* TO DO
All lines below must be repeated exactly, with the pictures omitted.

* SUPPLIED MATERIAL
◆ ◆ ◆
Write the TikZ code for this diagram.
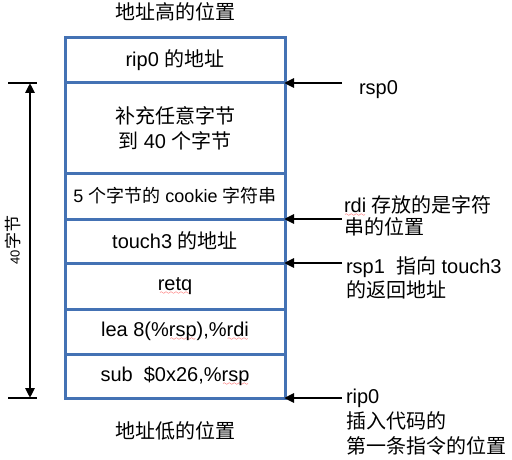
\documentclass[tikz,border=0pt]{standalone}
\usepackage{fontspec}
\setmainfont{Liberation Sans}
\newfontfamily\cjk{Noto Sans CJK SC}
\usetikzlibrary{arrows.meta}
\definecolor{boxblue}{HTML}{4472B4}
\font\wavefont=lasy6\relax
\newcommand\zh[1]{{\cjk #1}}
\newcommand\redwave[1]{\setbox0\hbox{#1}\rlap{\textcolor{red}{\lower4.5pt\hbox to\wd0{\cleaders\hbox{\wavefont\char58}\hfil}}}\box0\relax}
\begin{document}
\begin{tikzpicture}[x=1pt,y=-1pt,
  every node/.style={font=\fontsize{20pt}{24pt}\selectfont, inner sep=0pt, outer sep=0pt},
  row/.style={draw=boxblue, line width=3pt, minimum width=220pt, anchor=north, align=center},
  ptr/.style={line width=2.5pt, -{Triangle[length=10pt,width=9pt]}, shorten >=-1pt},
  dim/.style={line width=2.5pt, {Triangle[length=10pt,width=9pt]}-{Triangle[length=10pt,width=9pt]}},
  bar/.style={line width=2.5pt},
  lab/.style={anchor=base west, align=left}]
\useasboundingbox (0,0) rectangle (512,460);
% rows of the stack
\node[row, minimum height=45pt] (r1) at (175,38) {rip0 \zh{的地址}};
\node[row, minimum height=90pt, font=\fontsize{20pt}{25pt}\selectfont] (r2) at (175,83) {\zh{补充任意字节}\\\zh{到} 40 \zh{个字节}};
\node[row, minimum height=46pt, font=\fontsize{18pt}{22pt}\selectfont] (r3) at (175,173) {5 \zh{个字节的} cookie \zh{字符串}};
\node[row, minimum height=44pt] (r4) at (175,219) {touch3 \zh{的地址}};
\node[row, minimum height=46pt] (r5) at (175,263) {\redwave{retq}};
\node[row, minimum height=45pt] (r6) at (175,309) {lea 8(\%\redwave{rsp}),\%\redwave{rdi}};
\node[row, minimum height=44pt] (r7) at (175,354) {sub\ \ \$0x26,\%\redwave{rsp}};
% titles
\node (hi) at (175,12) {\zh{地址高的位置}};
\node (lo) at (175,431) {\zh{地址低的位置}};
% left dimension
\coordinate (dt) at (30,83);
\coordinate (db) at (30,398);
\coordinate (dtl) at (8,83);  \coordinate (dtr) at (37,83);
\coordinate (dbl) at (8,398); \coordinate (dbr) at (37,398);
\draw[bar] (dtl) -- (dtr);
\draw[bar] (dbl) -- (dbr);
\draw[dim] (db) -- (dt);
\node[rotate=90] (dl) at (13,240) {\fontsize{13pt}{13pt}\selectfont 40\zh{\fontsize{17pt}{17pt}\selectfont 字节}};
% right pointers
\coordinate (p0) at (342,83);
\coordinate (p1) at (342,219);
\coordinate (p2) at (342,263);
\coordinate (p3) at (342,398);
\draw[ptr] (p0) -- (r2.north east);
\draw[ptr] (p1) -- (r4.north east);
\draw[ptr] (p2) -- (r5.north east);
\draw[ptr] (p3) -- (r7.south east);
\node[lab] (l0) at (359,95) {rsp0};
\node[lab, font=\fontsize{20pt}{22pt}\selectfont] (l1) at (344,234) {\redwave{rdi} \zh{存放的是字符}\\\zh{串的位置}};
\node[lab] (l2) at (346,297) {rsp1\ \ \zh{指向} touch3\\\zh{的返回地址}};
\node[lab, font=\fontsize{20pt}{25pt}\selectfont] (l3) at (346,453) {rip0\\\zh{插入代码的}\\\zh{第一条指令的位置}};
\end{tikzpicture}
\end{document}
◆ ◆ ◆
* RESPONSE TO THE EXERCISE
Write the TikZ code for this diagram.
\documentclass[tikz,border=0pt]{standalone}
\usepackage{fontspec}
\setmainfont{Liberation Sans}
\newfontfamily\cjk{Noto Sans CJK SC}
\usetikzlibrary{arrows.meta}
\definecolor{boxblue}{HTML}{4472B4}
\font\wavefont=lasy6\relax
\newcommand\zh[1]{{\cjk #1}}
\newcommand\redwave[1]{\setbox0\hbox{#1}\rlap{\textcolor{red}{\lower4.5pt\hbox to\wd0{\cleaders\hbox{\wavefont\char58}\hfil}}}\box0\relax}
\begin{document}
\begin{tikzpicture}[x=1pt,y=-1pt,
  every node/.style={font=\fontsize{20pt}{24pt}\selectfont, inner sep=0pt, outer sep=0pt},
  row/.style={draw=boxblue, line width=3pt, minimum width=220pt, anchor=north, align=center},
  ptr/.style={line width=2.5pt, -{Triangle[length=10pt,width=9pt]}, shorten >=-1pt},
  dim/.style={line width=2.5pt, {Triangle[length=10pt,width=9pt]}-{Triangle[length=10pt,width=9pt]}},
  bar/.style={line width=2.5pt},
  lab/.style={anchor=base west, align=left}]
\useasboundingbox (0,0) rectangle (512,460);
% rows of the stack
\node[row, minimum height=45pt] (r1) at (175,38) {rip0 \zh{的地址}};
\node[row, minimum height=90pt, font=\fontsize{20pt}{25pt}\selectfont] (r2) at (175,83) {\zh{补充任意字节}\\\zh{到} 40 \zh{个字节}};
\node[row, minimum height=46pt, font=\fontsize{18pt}{22pt}\selectfont] (r3) at (175,173) {5 \zh{个字节的} cookie \zh{字符串}};
\node[row, minimum height=44pt] (r4) at (175,219) {touch3 \zh{的地址}};
\node[row, minimum height=46pt] (r5) at (175,263) {\redwave{retq}};
\node[row, minimum height=45pt] (r6) at (175,309) {lea 8(\%\redwave{rsp}),\%\redwave{rdi}};
\node[row, minimum height=44pt] (r7) at (175,354) {sub\ \ \$0x26,\%\redwave{rsp}};
% titles
\node (hi) at (175,12) {\zh{地址高的位置}};
\node (lo) at (175,431) {\zh{地址低的位置}};
% left dimension
\coordinate (dt) at (30,83);
\coordinate (db) at (30,398);
\coordinate (dtl) at (8,83);  \coordinate (dtr) at (37,83);
\coordinate (dbl) at (8,398); \coordinate (dbr) at (37,398);
\draw[bar] (dtl) -- (dtr);
\draw[bar] (dbl) -- (dbr);
\draw[dim] (db) -- (dt);
\node[rotate=90] (dl) at (13,240) {\fontsize{13pt}{13pt}\selectfont 40\zh{\fontsize{17pt}{17pt}\selectfont 字节}};
% right pointers
\coordinate (p0) at (342,83);
\coordinate (p1) at (342,219);
\coordinate (p2) at (342,263);
\coordinate (p3) at (342,398);
\draw[ptr] (p0) -- (r2.north east);
\draw[ptr] (p1) -- (r4.north east);
\draw[ptr] (p2) -- (r5.north east);
\draw[ptr] (p3) -- (r7.south east);
\node[lab] (l0) at (359,95) {rsp0};
\node[lab, font=\fontsize{20pt}{22pt}\selectfont] (l1) at (344,234) {\redwave{rdi} \zh{存放的是字符}\\\zh{串的位置}};
\node[lab] (l2) at (346,297) {rsp1\ \ \zh{指向} touch3\\\zh{的返回地址}};
\node[lab, font=\fontsize{20pt}{25pt}\selectfont] (l3) at (346,453) {rip0\\\zh{插入代码的}\\\zh{第一条指令的位置}};
\end{tikzpicture}
\end{document}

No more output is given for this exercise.